Telling its big story through small details, Daniel Burman's distinctive, subtly effective feature paints an unusually affirmative picture of multicultural existence. Study of dislocated youth against a backdrop of a community of immigrants. Arthouse auds outside Spanish-language territories could open their arms. Further fest play beckons.
Telling its big story through small details, Daniel Burman’s distinctive, subtly effective fourth feature, “Lost Embrace,” paints an unusually affirmative picture of multicultural existence. Cunningly setting its study of dislocated youth against a backdrop of a dislocated community of immigrants, pic thematically develops out of, and reps an advance on, helmer’s acclaimed “Waiting for the Messiah.” A general lack of drama, a low-budget docu feel and an ultraslim storyline are more than compensated for by a sterling script and perfs. Given the right encouragement, arthouse auds outside Spanish-language territories could open their arms to “Lost Embrace.” At the least, further fest play beckons.
Broodingly handsome, intense twentysomething Ariel (Daniel Hendler, star of “Messiah”) lives in Galeria Once, a shabby shopping center in a largely Jewish working-class area of Buenos Aires. His mother, Sonia (Adriana Aizenberg, superb), runs a lingerie store, and his energetic, roguish brother, Joseph (Sergio Boris), an import-export business. Ariel’s father, Elias (Jorge D’Elia), went to Israel in the ’70s to fight in the Yom Kippur War and never returned.
Ariel has dropped out of university and now leads a random existence, calling on people for a chat, having sex with Rita (Silvina Bosco) and reflecting angrily on his father.
Ariel wants to get a Polish passport so he can go to Europe and start a new life. So he enlists the help of his Polish emigrant grandmother (Rosita Londner), the advice of Rabbi Benderson (Norman Erlich) and the reassurances (not forthcoming) of ex-g.f. Estela (Melina Petriella). Ariel’s navel-gazing could become wearisome, but the effect is mitigated by his nicely self-deprecating sense of humor.
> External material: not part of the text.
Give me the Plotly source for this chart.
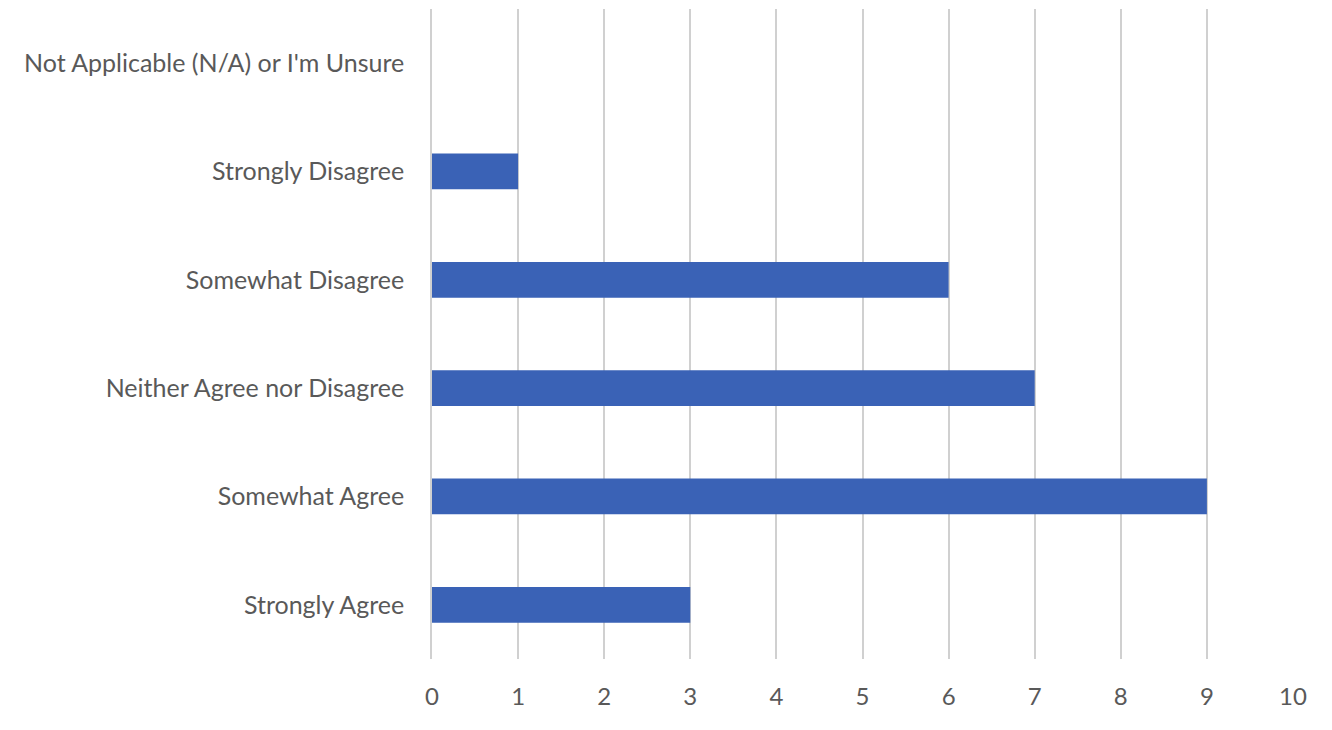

The script keeps a tight parallel focus on the storeowners who provide the backdrop to his life: fixer Mitelman (Diego Korol), of Lithuanian stock; Italian Saligani (Aitilio Pozzobon) and his family; Koreans Li Khue (Catalina Cho) and Li Kue (Pablo Kim); gentle, lonely stationer Osvaldo (Isaac Fain), forced to close his business down; and Peruvian odd-job laborer Ramon (Juan Jose Flores Quispe), who participates in street races against laborers from other neighborhoods. One of these races has the whole barrio out in the streets whooping and shouting in an appealing celebration of multicultural life.
Though there is a slow section at around the hour point, the finely crafted script generally shuttles nimbly between characters’ stories, with an engaging portrait emerging of a community composed of people who, though different, have found a common ground in a shared love of life.
Nothing sensational happens: Such modestly upbeat fare is far from the conflictive views of multiculturalism beloved of contempo helmers, but it may rep a more authentic view of many people’s experience. The slightly facile, sentimental conclusion, though, is mismanaged.
Dialogue is pretty much constant, and much of it lightly philosophical. There is plenty of quiet, well-observed comedy.
Pic is shot hand-held, giving a fly-on-the-wall docu feel, with no exposition. Lighting is low, and interiors are thus tinted a relentless dull yellow brown, adding to authenticity but making pic look almost monochrome. Buffs will enjoy finding parallels with Vittorio De Sica’s movie “Sunflowers,” as Ariel does. Cesar Lerner’s gentle, Satie-esque piano score provides an appropriately self-effacing backdrop.